Over the long haul, the odds are that markets will normalize and the momentum approach will return to beating the averages. But even assuming that’s true, holding down fees and trading costs is crucial to making it viable for regular investors, as Asness knows well. For the large-cap AQR Momentum Fund, Asness charges a management fee of just 0.49% (and no load). That’s a bit more than most index funds, but far less than the 1.3% for the average actively managed option. Aren’t his institutional clients annoyed that mutual fund investors can get access to his services for a fraction of the cost of a hedge fund? No, says Asness. In fact, he says he charges as little as 0.5% of assets for simpler hedge fund strategies that are similar to the momentum mutual funds.

Trading costs are potentially a major problem for momentum funds. Because of the quarterly rebalancing, AQR’s portfolios turn over 1.5 times a year. All that trading could get expensive. But AQR holds down costs by running its own trading desk and using proprietary algorithmic models that allow it to avoid trading through Wall Street firms. Asness estimates that trading costs run about 0.7% a year. So total expenses for an AQR momentum fund — fees plus trading — are around 1.2%.

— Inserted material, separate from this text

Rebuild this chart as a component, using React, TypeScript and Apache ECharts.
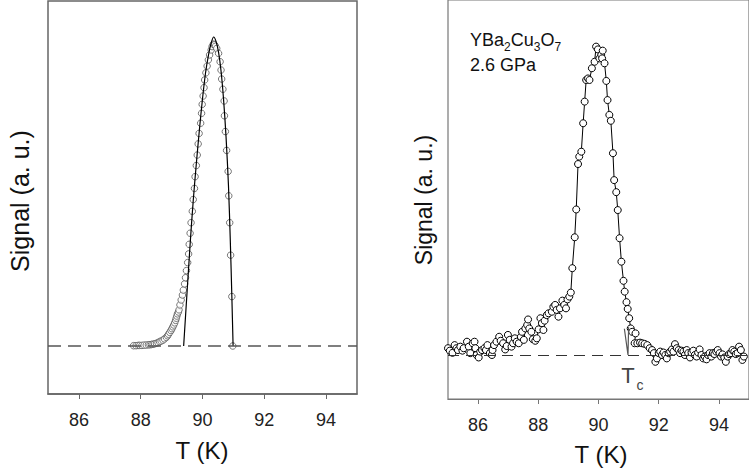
import React, { useEffect, useRef } from 'react';
import * as echarts from 'echarts';

const FONT = '"Liberation Sans", Arial, Helvetica, sans-serif';

// x tick labels (both panels)
const xTicks = [86, 88, 90, 92, 94];

// Left panel: measured points (open circles)
const leftCircleT = [
  87.77, 87.85, 87.92, 87.97, 88.04, 88.11, 88.18, 88.25, 88.30, 88.35, 88.40, 88.45, 88.51, 88.56,
  88.61, 88.66, 88.72, 88.77, 88.83, 88.87, 88.90, 88.94, 88.98, 89.01, 89.04, 89.07, 89.10, 89.13,
  89.15, 89.17, 89.19, 89.22, 89.24, 89.27, 89.31, 89.35, 89.38, 89.42, 89.45, 89.48, 89.52, 89.55,
  89.57, 89.60, 89.63, 89.67, 89.70, 89.74, 89.76, 89.80, 89.83, 89.86, 89.89, 89.94, 89.97, 89.99,
  90.02, 90.05, 90.07, 90.11, 90.15, 90.19, 90.23, 90.28, 90.31, 90.35, 90.39, 90.42, 90.46, 90.52,
  90.57, 90.60, 90.62, 90.66, 90.70, 90.71, 90.74, 90.78, 90.83, 90.85, 90.88, 90.91, 90.95, 90.98,
];
const leftCircleSignal = [
  0.001, 0.001, 0.002, 0.002, 0.002, 0.003, 0.003, 0.004, 0.004, 0.005, 0.006, 0.007, 0.009, 0.011,
  0.014, 0.016, 0.019, 0.023, 0.028, 0.033, 0.038, 0.044, 0.050, 0.056, 0.062, 0.068, 0.075, 0.083,
  0.090, 0.097, 0.104, 0.110, 0.117, 0.133, 0.149, 0.165, 0.181, 0.201, 0.221, 0.244, 0.270, 0.298,
  0.329, 0.365, 0.399, 0.436, 0.474, 0.510, 0.548, 0.584, 0.618, 0.654, 0.688, 0.721, 0.753, 0.782,
  0.809, 0.836, 0.861, 0.884, 0.906, 0.926, 0.942, 0.958, 0.969, 0.977, 0.975, 0.970, 0.963, 0.947,
  0.920, 0.893, 0.864, 0.831, 0.793, 0.745, 0.694, 0.633, 0.565, 0.486, 0.399, 0.294, 0.160, 0.000,
];

// Left panel: fitted curve (solid line)
const leftFitT = [89.39, 89.60, 89.70, 89.80, 89.90, 90.00, 90.10, 90.20, 90.28, 90.36, 90.44, 90.52, 90.60, 90.68, 90.76, 90.84, 90.90, 90.95, 90.99];
const leftFitSignal = [0.0, 0.33, 0.47, 0.59, 0.70, 0.80, 0.885, 0.945, 0.98, 1.0, 0.985, 0.95, 0.89, 0.80, 0.68, 0.52, 0.34, 0.16, 0.0];

// Right panel: YBa2Cu3O7 at 2.6 GPa
const rightT = [
  85.00, 85.06, 85.15, 85.22, 85.28, 85.33, 85.41, 85.48, 85.52, 85.63, 85.69, 85.74, 85.82, 85.88,
  85.91, 85.95, 86.02, 86.07, 86.13, 86.21, 86.26, 86.31, 86.39, 86.46, 86.48, 86.53, 86.61, 86.70,
  86.75, 86.83, 86.90, 86.95, 86.99, 87.05, 87.11, 87.16, 87.22, 87.28, 87.35, 87.42, 87.46, 87.52,
  87.57, 87.63, 87.66, 87.70, 87.77, 87.82, 87.90, 87.95, 88.01, 88.07, 88.12, 88.17, 88.21, 88.28,
  88.34, 88.45, 88.50, 88.56, 88.61, 88.67, 88.72, 88.80, 88.86, 88.92, 88.97, 89.03, 89.08, 89.13,
  89.21, 89.26, 89.32, 89.36, 89.43, 89.49, 89.54, 89.59, 89.65, 89.70, 89.78, 89.87, 89.92, 89.98,
  90.03, 90.09, 90.14, 90.12, 90.20, 90.26, 90.30, 90.36, 90.41, 90.48, 90.52, 90.59, 90.64, 90.70,
  90.76, 90.83, 90.87, 90.93, 90.97, 91.02, 91.07, 91.12, 91.23, 91.20, 91.29, 91.38, 91.45, 91.53,
  91.62, 91.70, 91.78, 91.84, 91.89, 91.94, 92.00, 92.05, 92.11, 92.16, 92.22, 92.27, 92.33, 92.38,
  92.44, 92.49, 92.54, 92.60, 92.66, 92.71, 92.76, 92.82, 92.87, 92.93, 92.98, 93.04, 93.09, 93.15,
  93.20, 93.26, 93.31, 93.36, 93.42, 93.48, 93.53, 93.59, 93.64, 93.69, 93.75, 93.80, 93.85, 93.91,
  93.96, 94.02, 94.07, 94.12, 94.18, 94.23, 94.29, 94.34, 94.40, 94.45, 94.51, 94.56, 94.62, 94.67,
  94.73, 94.78, 94.83,
];
const rightSignal = [
  0.022, 0.014, 0.007, 0.032, 0.022, 0.016, 0.027, 0.014, 0.022, 0.043, 0.027, 0.006, 0.038, 0.043,
  0.022, 0.000, -0.008, 0.011, 0.016, 0.022, 0.016, 0.032, 0.006, 0.000, 0.016, 0.032, 0.043, 0.059,
  0.046, 0.038, 0.018, 0.029, 0.065, 0.049, 0.027, 0.038, 0.054, 0.043, 0.038, 0.059, 0.075, 0.049,
  0.086, 0.097, 0.115, 0.086, 0.075, 0.051, 0.046, 0.054, 0.083, 0.119, 0.103, 0.081, 0.111, 0.129,
  0.135, 0.140, 0.156, 0.162, 0.146, 0.124, 0.151, 0.176, 0.162, 0.151, 0.180, 0.189, 0.202, 0.281,
  0.381, 0.471, 0.618, 0.642, 0.658, 0.750, 0.820, 0.890, 0.895, 0.890, 0.928, 0.949, 0.998, 0.989,
  0.960, 0.971, 0.985, 0.960, 0.944, 0.887, 0.825, 0.777, 0.758, 0.653, 0.566, 0.527, 0.469, 0.378,
  0.302, 0.240, 0.205, 0.171, 0.149, 0.119, 0.086, 0.075, 0.070, 0.038, 0.038, 0.040, 0.038, 0.036,
  0.032, 0.022, 0.016, 0.006, -0.022, -0.011, 0.006, 0.011, 0.000, 0.008, 0.000, -0.011, 0.006, 0.011,
  0.018, 0.011, 0.035, 0.022, 0.016, 0.006, 0.014, 0.011, 0.000, 0.016, 0.006, -0.008, 0.008, 0.014,
  0.000, -0.005, 0.008, 0.018, 0.000, -0.011, -0.005, -0.014, 0.000, 0.006, -0.005, 0.006, 0.003, 0.011,
  0.016, 0.006, -0.005, 0.002, -0.008, -0.022, -0.005, 0.003, 0.006, 0.016, 0.011, 0.003, 0.006, 0.027,
  0.016, -0.016, -0.005,
];

// Tc arrow (annotation in data units)
const arrowT = [90.86, 90.98, 91.0];
const arrowSignal = [0.085, 0.0, 0.09];

const zip = (a: number[], b: number[]) => a.map((x, i) => [x, b[i]]);

function xAxisCfg(gridIndex: number, color: string, lw: number) {
  return {
    gridIndex,
    type: 'value',
    min: 85,
    max: 95,
    axisLine: { show: true, onZero: false, lineStyle: { color, width: lw } },
    axisTick: { show: true, customValues: xTicks, length: 5, inside: false, lineStyle: { color, width: 1 } },
    axisLabel: { customValues: xTicks, margin: 17, fontSize: 18, color: '#222', fontFamily: FONT },
    splitLine: { show: false },
  };
}

export default function App() {
  const ref = useRef<HTMLDivElement>(null);
  useEffect(() => {
    if (!ref.current) return;
    const chart = echarts.init(ref.current, undefined, { renderer: 'svg' });
    const option: any = {
      animation: false,
      backgroundColor: '#fff',
      grid: [
        { left: 48, top: 1, width: 309, height: 393, show: true, borderColor: '#666', borderWidth: 1.5 },
        { left: 448, top: 0, width: 305, height: 399, show: true, borderColor: '#777', borderWidth: 1.2 },
      ],
      xAxis: [xAxisCfg(0, '#666', 1.5), xAxisCfg(1, '#777', 1.2)],
      yAxis: [
        { gridIndex: 0, type: 'value', min: -0.1553, max: 1.1165, show: false },
        { gridIndex: 1, type: 'value', min: -0.1424, max: 1.1489, show: false },
      ],
      series: [
        {
          type: 'scatter',
          xAxisIndex: 0,
          yAxisIndex: 0,
          data: zip(leftCircleT, leftCircleSignal),
          symbol: 'circle',
          symbolSize: 6.5,
          itemStyle: { color: '#fff', borderColor: '#555', borderWidth: 1 },
          z: 2,
          markLine: {
            silent: true,
            symbol: 'none',
            label: { show: false },
            lineStyle: { type: [13, 7], color: '#555', width: 1.5 },
            data: [{ yAxis: 0 }],
          },
        },
        {
          type: 'line',
          xAxisIndex: 0,
          yAxisIndex: 0,
          data: zip(leftFitT, leftFitSignal),
          showSymbol: false,
          smooth: 0.3,
          lineStyle: { color: '#000', width: 1.2 },
          z: 3,
        },
        {
          type: 'line',
          xAxisIndex: 1,
          yAxisIndex: 1,
          data: zip(rightT, rightSignal),
          symbol: 'circle',
          symbolSize: 7,
          itemStyle: { color: '#fff', borderColor: '#000', borderWidth: 1 },
          lineStyle: { color: '#000', width: 1 },
          z: 3,
          markLine: {
            silent: true,
            symbol: 'none',
            label: { show: false },
            lineStyle: { type: [11, 7], color: '#333', width: 1 },
            data: [{ yAxis: 0 }],
          },
        },
        {
          type: 'line',
          xAxisIndex: 1,
          yAxisIndex: 1,
          data: zip(arrowT, arrowSignal),
          showSymbol: false,
          lineStyle: { color: '#555', width: 1.2 },
          z: 4,
        },
      ],
      graphic: [
        { type: 'text', x: 20, y: 201, rotation: Math.PI / 2, style: { text: 'Signal (a. u.)', fontSize: 25, fontFamily: FONT, fill: '#111', align: 'center', verticalAlign: 'middle' } },
        { type: 'text', x: 424, y: 200, rotation: Math.PI / 2, style: { text: 'Signal (a. u.)', fontSize: 23, fontFamily: FONT, fill: '#111', align: 'center', verticalAlign: 'middle' } },
        { type: 'text', x: 202, y: 450, style: { text: 'T (K)', fontSize: 24, fontFamily: FONT, fill: '#111', align: 'center', verticalAlign: 'middle' } },
        { type: 'text', x: 601, y: 454, style: { text: 'T (K)', fontSize: 24, fontFamily: FONT, fill: '#111', align: 'center', verticalAlign: 'middle' } },
        {
          type: 'text', x: 470, y: 40,
          style: {
            text: '{n|YBa}{s|2}{n|Cu}{s|3}{n|O}{s|7}',
            fontFamily: FONT, fill: '#111', align: 'left', verticalAlign: 'middle',
            rich: {
              n: { fontSize: 18, lineHeight: 26, verticalAlign: 'middle', fontFamily: FONT, fill: '#111' },
              s: { fontSize: 12, lineHeight: 26, verticalAlign: 'bottom', fontFamily: FONT, fill: '#111' },
            },
          },
        },
        { type: 'text', x: 470, y: 65, style: { text: '2.6 GPa', fontSize: 18, fontFamily: FONT, fill: '#111', align: 'left', verticalAlign: 'middle' } },
        { type: 'text', x: 628, y: 375, style: { text: 'T', fontSize: 22, fontFamily: FONT, fill: '#444', align: 'center', verticalAlign: 'middle' } },
        { type: 'text', x: 640, y: 385, style: { text: 'c', fontSize: 14, fontFamily: FONT, fill: '#444', align: 'center', verticalAlign: 'middle' } },
      ],
    };
    chart.setOption(option);
    return () => chart.dispose();
  }, []);
  return <div ref={ref} style={{ position: 'absolute', left: 0, top: 0, width: 749, height: 471 }} />;
}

But remember: That’s just half of the portfolio. Asness recommends that investors combine his momentum fund with a low-cost value index fund. A favorite of his is the DFA U.S. Large Cap Value from Dimensional Fund Advisors (DFLVX), another shop with lots of academic weight. It has a fee of just 0.28%. After expenses, a portfolio that blends AQR Momentum and the DFA value fund should give investors a net extra return of around one percentage point a year, according to AQR’s projections. Stick with that strategy, and your nest egg will be 35% higher in 30 years than if you buy the market as a whole.

By then, Asness hopes that momentum will be long established as a superior investment strategy, and that AQR will have reaped the benefits. “When you’re right, you want to be a survivor to prove it,” says Asness. “You want your company to be around to see your theory working 20 years from now.” Back-testing is well and good. But starting now, his big idea will be judged in the market.